▶ _Data segment_:
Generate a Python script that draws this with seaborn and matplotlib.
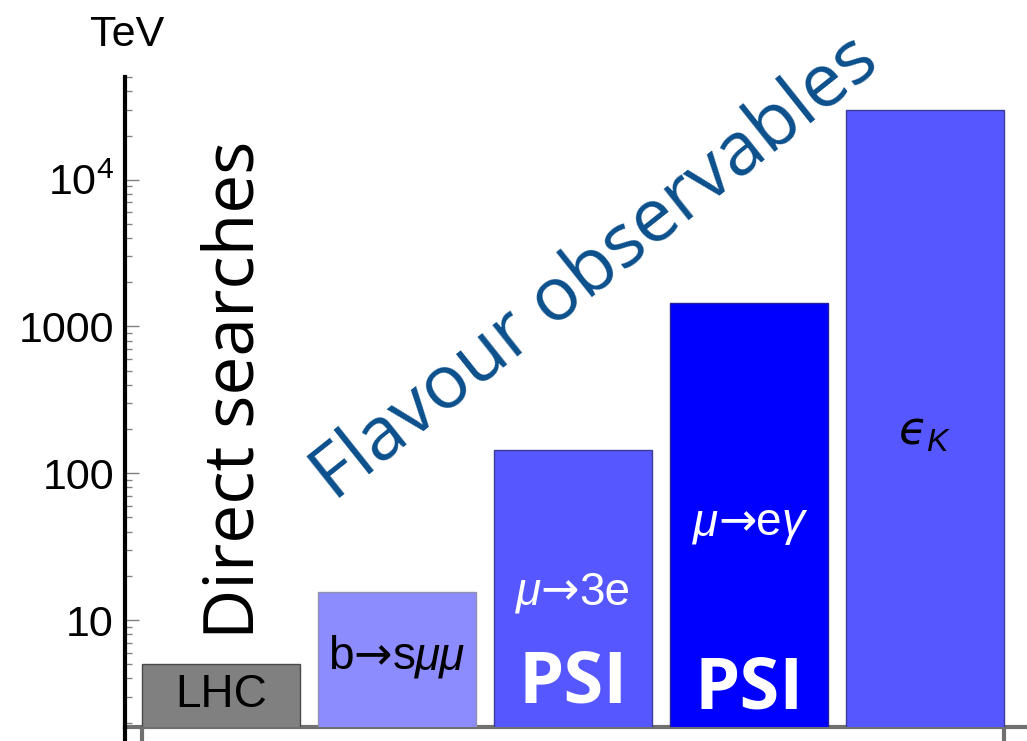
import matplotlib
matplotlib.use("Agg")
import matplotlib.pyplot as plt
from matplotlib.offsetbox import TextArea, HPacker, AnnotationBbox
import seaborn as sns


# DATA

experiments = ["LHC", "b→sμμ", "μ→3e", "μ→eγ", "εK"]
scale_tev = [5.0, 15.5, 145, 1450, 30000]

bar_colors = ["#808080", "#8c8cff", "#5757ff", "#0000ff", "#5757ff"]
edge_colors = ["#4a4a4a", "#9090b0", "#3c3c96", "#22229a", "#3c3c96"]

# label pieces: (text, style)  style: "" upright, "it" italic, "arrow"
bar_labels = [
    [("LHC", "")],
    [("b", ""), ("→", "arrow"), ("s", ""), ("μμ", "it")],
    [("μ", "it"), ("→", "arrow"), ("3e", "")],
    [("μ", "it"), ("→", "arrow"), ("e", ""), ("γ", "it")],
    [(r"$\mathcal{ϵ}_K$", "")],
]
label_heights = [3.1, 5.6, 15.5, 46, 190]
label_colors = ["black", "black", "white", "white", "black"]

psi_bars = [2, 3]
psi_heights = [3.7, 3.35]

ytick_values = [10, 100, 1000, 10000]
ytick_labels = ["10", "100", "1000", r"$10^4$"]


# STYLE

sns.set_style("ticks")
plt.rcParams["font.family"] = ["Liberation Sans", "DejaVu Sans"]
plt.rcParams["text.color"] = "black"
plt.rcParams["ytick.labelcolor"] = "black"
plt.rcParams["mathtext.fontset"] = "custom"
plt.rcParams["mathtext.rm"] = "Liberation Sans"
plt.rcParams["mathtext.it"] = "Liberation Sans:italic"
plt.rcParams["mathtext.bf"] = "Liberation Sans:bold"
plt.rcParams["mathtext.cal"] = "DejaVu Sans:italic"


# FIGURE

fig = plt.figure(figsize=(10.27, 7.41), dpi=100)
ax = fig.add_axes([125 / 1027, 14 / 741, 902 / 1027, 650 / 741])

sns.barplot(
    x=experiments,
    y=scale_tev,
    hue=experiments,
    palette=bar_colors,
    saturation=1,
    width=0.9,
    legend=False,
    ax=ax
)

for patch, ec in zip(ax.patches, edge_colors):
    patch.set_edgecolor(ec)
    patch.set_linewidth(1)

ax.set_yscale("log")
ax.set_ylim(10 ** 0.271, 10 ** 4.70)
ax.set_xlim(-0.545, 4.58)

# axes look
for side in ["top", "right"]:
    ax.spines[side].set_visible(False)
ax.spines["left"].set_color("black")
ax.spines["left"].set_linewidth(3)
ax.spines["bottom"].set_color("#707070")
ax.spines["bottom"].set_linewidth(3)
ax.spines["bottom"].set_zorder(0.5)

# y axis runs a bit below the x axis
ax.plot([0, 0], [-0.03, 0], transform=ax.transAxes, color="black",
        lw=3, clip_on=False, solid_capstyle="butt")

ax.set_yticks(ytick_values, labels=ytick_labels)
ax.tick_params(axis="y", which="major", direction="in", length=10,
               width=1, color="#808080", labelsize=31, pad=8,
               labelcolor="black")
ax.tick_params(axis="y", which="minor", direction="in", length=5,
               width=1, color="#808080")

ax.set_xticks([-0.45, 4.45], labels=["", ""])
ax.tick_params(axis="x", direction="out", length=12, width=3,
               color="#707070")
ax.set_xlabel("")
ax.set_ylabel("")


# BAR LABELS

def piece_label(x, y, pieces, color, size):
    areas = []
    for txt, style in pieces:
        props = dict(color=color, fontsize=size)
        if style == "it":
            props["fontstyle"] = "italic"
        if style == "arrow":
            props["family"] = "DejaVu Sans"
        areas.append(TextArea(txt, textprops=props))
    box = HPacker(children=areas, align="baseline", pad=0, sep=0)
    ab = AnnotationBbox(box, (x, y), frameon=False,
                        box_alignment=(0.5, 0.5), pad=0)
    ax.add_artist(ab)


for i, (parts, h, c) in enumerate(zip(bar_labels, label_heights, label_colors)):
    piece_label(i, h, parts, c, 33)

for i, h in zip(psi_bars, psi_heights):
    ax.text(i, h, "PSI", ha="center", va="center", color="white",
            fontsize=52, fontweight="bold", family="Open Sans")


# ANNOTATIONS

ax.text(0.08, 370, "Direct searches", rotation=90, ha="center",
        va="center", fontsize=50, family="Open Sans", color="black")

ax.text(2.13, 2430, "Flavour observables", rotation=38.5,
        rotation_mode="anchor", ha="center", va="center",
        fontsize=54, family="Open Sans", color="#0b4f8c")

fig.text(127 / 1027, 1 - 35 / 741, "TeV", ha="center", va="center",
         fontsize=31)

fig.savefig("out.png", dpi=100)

▶ _Instruction_: Copy each line above precisely, dropping the pictures.

▶ _Correct result_:
Generate a Python script that draws this with seaborn and matplotlib.
import matplotlib
matplotlib.use("Agg")
import matplotlib.pyplot as plt
from matplotlib.offsetbox import TextArea, HPacker, AnnotationBbox
import seaborn as sns


# DATA

experiments = ["LHC", "b→sμμ", "μ→3e", "μ→eγ", "εK"]
scale_tev = [5.0, 15.5, 145, 1450, 30000]

bar_colors = ["#808080", "#8c8cff", "#5757ff", "#0000ff", "#5757ff"]
edge_colors = ["#4a4a4a", "#9090b0", "#3c3c96", "#22229a", "#3c3c96"]

# label pieces: (text, style)  style: "" upright, "it" italic, "arrow"
bar_labels = [
    [("LHC", "")],
    [("b", ""), ("→", "arrow"), ("s", ""), ("μμ", "it")],
    [("μ", "it"), ("→", "arrow"), ("3e", "")],
    [("μ", "it"), ("→", "arrow"), ("e", ""), ("γ", "it")],
    [(r"$\mathcal{ϵ}_K$", "")],
]
label_heights = [3.1, 5.6, 15.5, 46, 190]
label_colors = ["black", "black", "white", "white", "black"]

psi_bars = [2, 3]
psi_heights = [3.7, 3.35]

ytick_values = [10, 100, 1000, 10000]
ytick_labels = ["10", "100", "1000", r"$10^4$"]


# STYLE

sns.set_style("ticks")
plt.rcParams["font.family"] = ["Liberation Sans", "DejaVu Sans"]
plt.rcParams["text.color"] = "black"
plt.rcParams["ytick.labelcolor"] = "black"
plt.rcParams["mathtext.fontset"] = "custom"
plt.rcParams["mathtext.rm"] = "Liberation Sans"
plt.rcParams["mathtext.it"] = "Liberation Sans:italic"
plt.rcParams["mathtext.bf"] = "Liberation Sans:bold"
plt.rcParams["mathtext.cal"] = "DejaVu Sans:italic"


# FIGURE

fig = plt.figure(figsize=(10.27, 7.41), dpi=100)
ax = fig.add_axes([125 / 1027, 14 / 741, 902 / 1027, 650 / 741])

sns.barplot(
    x=experiments,
    y=scale_tev,
    hue=experiments,
    palette=bar_colors,
    saturation=1,
    width=0.9,
    legend=False,
    ax=ax
)

for patch, ec in zip(ax.patches, edge_colors):
    patch.set_edgecolor(ec)
    patch.set_linewidth(1)

ax.set_yscale("log")
ax.set_ylim(10 ** 0.271, 10 ** 4.70)
ax.set_xlim(-0.545, 4.58)

# axes look
for side in ["top", "right"]:
    ax.spines[side].set_visible(False)
ax.spines["left"].set_color("black")
ax.spines["left"].set_linewidth(3)
ax.spines["bottom"].set_color("#707070")
ax.spines["bottom"].set_linewidth(3)
ax.spines["bottom"].set_zorder(0.5)

# y axis runs a bit below the x axis
ax.plot([0, 0], [-0.03, 0], transform=ax.transAxes, color="black",
        lw=3, clip_on=False, solid_capstyle="butt")

ax.set_yticks(ytick_values, labels=ytick_labels)
ax.tick_params(axis="y", which="major", direction="in", length=10,
               width=1, color="#808080", labelsize=31, pad=8,
               labelcolor="black")
ax.tick_params(axis="y", which="minor", direction="in", length=5,
               width=1, color="#808080")

ax.set_xticks([-0.45, 4.45], labels=["", ""])
ax.tick_params(axis="x", direction="out", length=12, width=3,
               color="#707070")
ax.set_xlabel("")
ax.set_ylabel("")


# BAR LABELS

def piece_label(x, y, pieces, color, size):
    areas = []
    for txt, style in pieces:
        props = dict(color=color, fontsize=size)
        if style == "it":
            props["fontstyle"] = "italic"
        if style == "arrow":
            props["family"] = "DejaVu Sans"
        areas.append(TextArea(txt, textprops=props))
    box = HPacker(children=areas, align="baseline", pad=0, sep=0)
    ab = AnnotationBbox(box, (x, y), frameon=False,
                        box_alignment=(0.5, 0.5), pad=0)
    ax.add_artist(ab)


for i, (parts, h, c) in enumerate(zip(bar_labels, label_heights, label_colors)):
    piece_label(i, h, parts, c, 33)

for i, h in zip(psi_bars, psi_heights):
    ax.text(i, h, "PSI", ha="center", va="center", color="white",
            fontsize=52, fontweight="bold", family="Open Sans")


# ANNOTATIONS

ax.text(0.08, 370, "Direct searches", rotation=90, ha="center",
        va="center", fontsize=50, family="Open Sans", color="black")

ax.text(2.13, 2430, "Flavour observables", rotation=38.5,
        rotation_mode="anchor", ha="center", va="center",
        fontsize=54, family="Open Sans", color="#0b4f8c")

fig.text(127 / 1027, 1 - 35 / 741, "TeV", ha="center", va="center",
         fontsize=31)

fig.savefig("out.png", dpi=100)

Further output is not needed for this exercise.